First, save the implementation of BF16 vector addition and conversion functions to the src/bfloat16.c file:
#include <arm_bf16.h>
void convert_float32_to_bf16(float *a, void *b, long n) {
bfloat16_t *bf16_b = (bfloat16_t *)b;
for (long i = 0; i < n; i++) {
bf16_b[i] = (bfloat16_t)a[i];
}
}
void convert_bf16_to_float32(void *a, float *b, long n) {
bfloat16_t *bf16_a = (bfloat16_t *)a;
for (long i = 0; i < n; i++) {
b[i] = (float)bf16_a[i];
}
}
void add_bf16(void *a, void *b, void *result, long n) {
bfloat16_t *bf16_a = (bfloat16_t *)a;
bfloat16_t *bf16_b = (bfloat16_t *)b;
bfloat16_t *bf16_c = (bfloat16_t *)result;
for (int i = 0; i < n; i++) {
bf16_c[i] = bf16_a[i] + bf16_b[i];
}
}
Then, after installing GoAT, use GoAT to compile C code into Go assembly:
goat src/bfloat16.c -o . -O3 -march=armv8.2-a+bf16
The compilation produces two files: bfloat16.s and bfloat16.go:
- bfloat16.s is the Go assembly file
- bfloat16.go contains the function declarations
//go:build !noasm && arm64
// Code generated by GoAT. DO NOT EDIT.
// versions:
// clang 18.1.3 (1ubuntu1)
// objdump 2.42
// flags: -march=armv8.2-a+bf16 -O3
// source: bf16/asm_bf16/src/bfloat16.c
package asm_bf16
import "unsafe"
//go:noescape
func convert_float32_to_bf16(a, b unsafe.Pointer, n int64)
//go:noescape
func convert_bf16_to_float32(a, b unsafe.Pointer, n int64)
//go:noescape
func add_bf16(a, b, result unsafe.Pointer, n int64)

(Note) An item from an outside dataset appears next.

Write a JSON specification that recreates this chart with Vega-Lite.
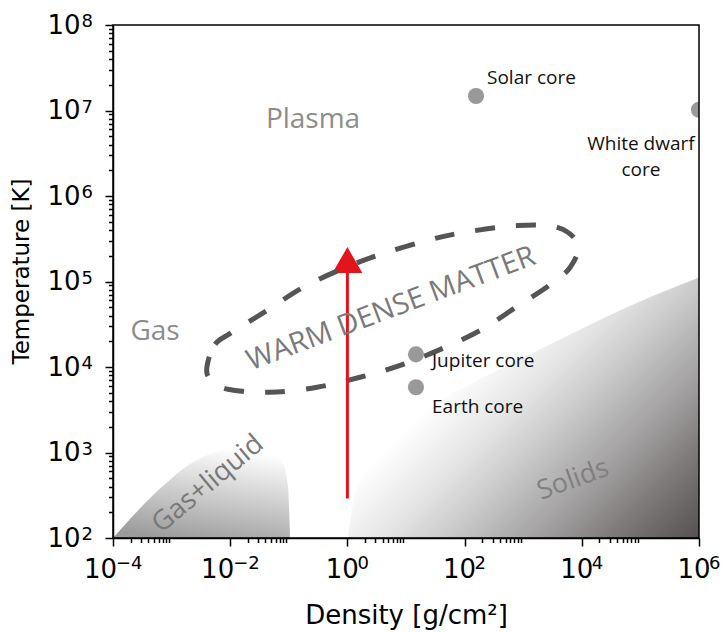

The way to call the function is to convert the slice into unsafe.Pointer
and pass in the length.
func AddBF16(a, b, c []uint16) {
if len(a) != len(b) || len(a) != len(c) {
panic("slices must have the same length")
}
add_bf16(unsafe.Pointer(&a[0]), unsafe.Pointer(&b[0]), unsafe.Pointer(&c[0]), int64(len(a)))
}
Benchmark
This article compares the performance of BF16 vector addition implemented in Cgo and assembly on Alibaba Cloud's self-developed Yitian 710 ARM architecture CPU. FP32 vector addition was also tested for reference, and the test code has been uploaded to GitHub. Both Cgo and GoAT used the same version of clang, meaning the assembly cod can be considered identical. The time consumption comparison for vector additions ranging from 8 to 1024 dimensions is as follows:
Two interesting observations can be drawn from the chart:
- There is a consistent time gap between the Cgo implementation and the assembly implementation. Due to the overhead of Cgo calls, the Cgo implementation is always slower than the assembly implementation.
- BF16 addition is twice as fast as FP32 addition. The Yitian 710 CPU's SIMD instructions can process 8 BF16 numbers at once, whereas only 4 FP32 numbers can be processed in the same time, making BF16 addition twice as fast as FP32 addition.
Conclusion
Go is not particularly adept at interacting with low-level instructions, and using BF16 in Go is not an easy task. If you must use instruction extensions like BF16 while working in Go, writing assembly code directly or using GoAT to generate assembly code will yield better performance compared to using Cgo.